UC San Diego
Essays on estimation and inference in high-dimensional models with applications to finance and economics
- Author(s): Zhu, Yinchu
- Advisor(s): Timmermann, Allan
- et al.
Economic modeling in a data-rich environment is often challenging. To allow for enough flexibility and to model heterogeneity, models might have parameters with dimensionality growing with (or even much larger than) the sample size of the data. Learning these high-dimensional parameters requires new methodologies and theories. We consider three important high-dimensional models and propose novel methods for estimation and inference. Empirical applications in economics and finance are also studied.
In Chapter 1, we consider high-dimensional panel data models (large cross sections and long time horizons) with interactive fixed effects and allow the covariate/slope coefficients to vary over time without any restrictions. The parameter of interest is the vector that contains all the covariate effects across time. This vector has dimensionality tending to infinity, potentially much faster than the cross-sectional sample size. We develop methods for the estimation and inference of this high-dimensional vector, i.e., the entire trajectory of time variation in covariate effects. We show that both the consistency of our estimator and the asymptotic accuracy of the proposed inference procedure hold uniformly in time. Our methodology can be applied to several important issues in econometrics, such as constructing confidence bands for the entire path of covariate coefficients across time, testing the time-invariance of slope coefficients and estimation and inference of patterns of time variations, including structural breaks and regime switching. An important feature of our method is that it provides inference procedures for the time variation in pre-specified components of slope coefficients while allowing for arbitrary time variation in other components. Computationally, our procedures do not require any numerical optimization and are very simple to implement. Monte Carlo simulations demonstrate favorable properties of our methods in finite samples. We illustrate our methods through empirical applications in finance and economics.

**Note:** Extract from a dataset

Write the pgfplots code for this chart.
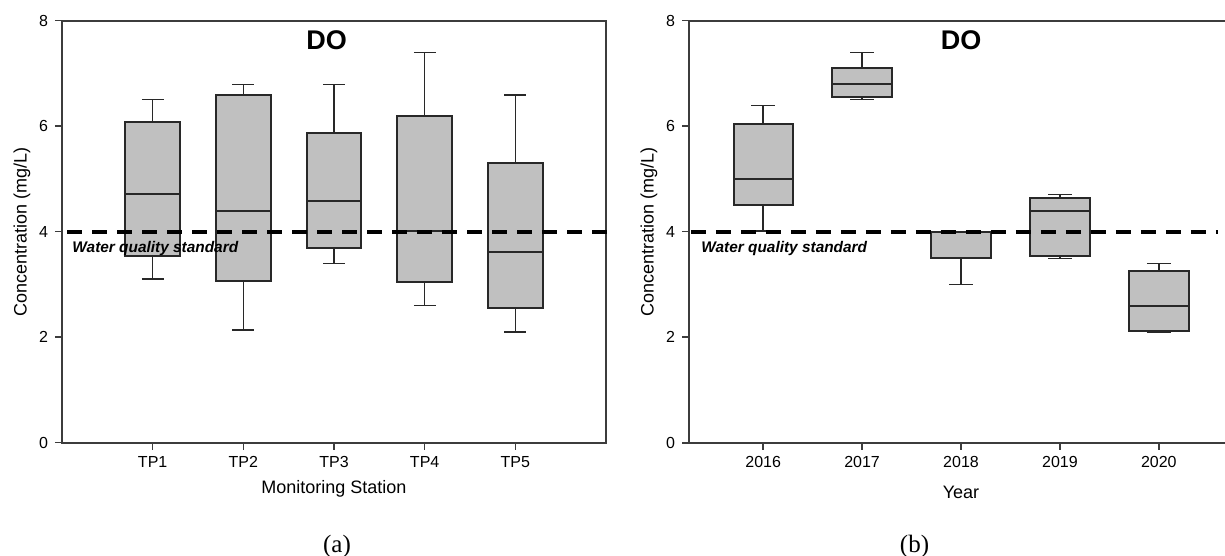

In Chapter 2, we consider large factor models with unobserved factors. We formalize the notion of common factors between different groups of variables and propose to use it as a general approach to study the structure of factors, i.e., which factors drive which variables. The spanning hypothesis, which states that factors driving one group are spanned by those driving another group, can be studied as a special case under our framework. We develop a statistical procedure for testing the number of common factors. Our inference procedure is built upon recent results on high-dimensional bootstrap and is shown to be valid under the asymptotic framework of large $n$ and large $T$. In Monte Carlo simulations, our procedure performs well in finite samples. As an empirical application, we construct confidence sets for the number of common factors between the macroeconomy and the financial markets.
Chapter 3 is joint work with Jelena Bradic. We propose a methodology for testing linear hypothesis in high-dimensional linear models. The proposed test does not impose any restriction on the size of the model, i.e. model sparsity or the loading vector representing the hypothesis. Providing asymptotically valid methods for testing general linear functions of the regression parameters in high-dimensions is extremely challenging -- especially without making restrictive or unverifiable assumptions on the number of non-zero elements. We propose to test the moment conditions related to the newly designed restructured regression, where the inputs are transformed and augmented features. These new features incorporate the structure of the null hypothesis directly. The test statistics are constructed in such a way that lack of sparsity in the original model parameter does not present a problem for the theoretical justification of our procedures. We establish asymptotically exact control on Type I error without imposing any sparsity assumptions on model parameter or the vector representing the linear hypothesis. Our method is also shown to achieve certain optimality in detecting deviations from the null hypothesis. We demonstrate the favorable finite-sample performance of the proposed methods, via a number of numerical and a real data example.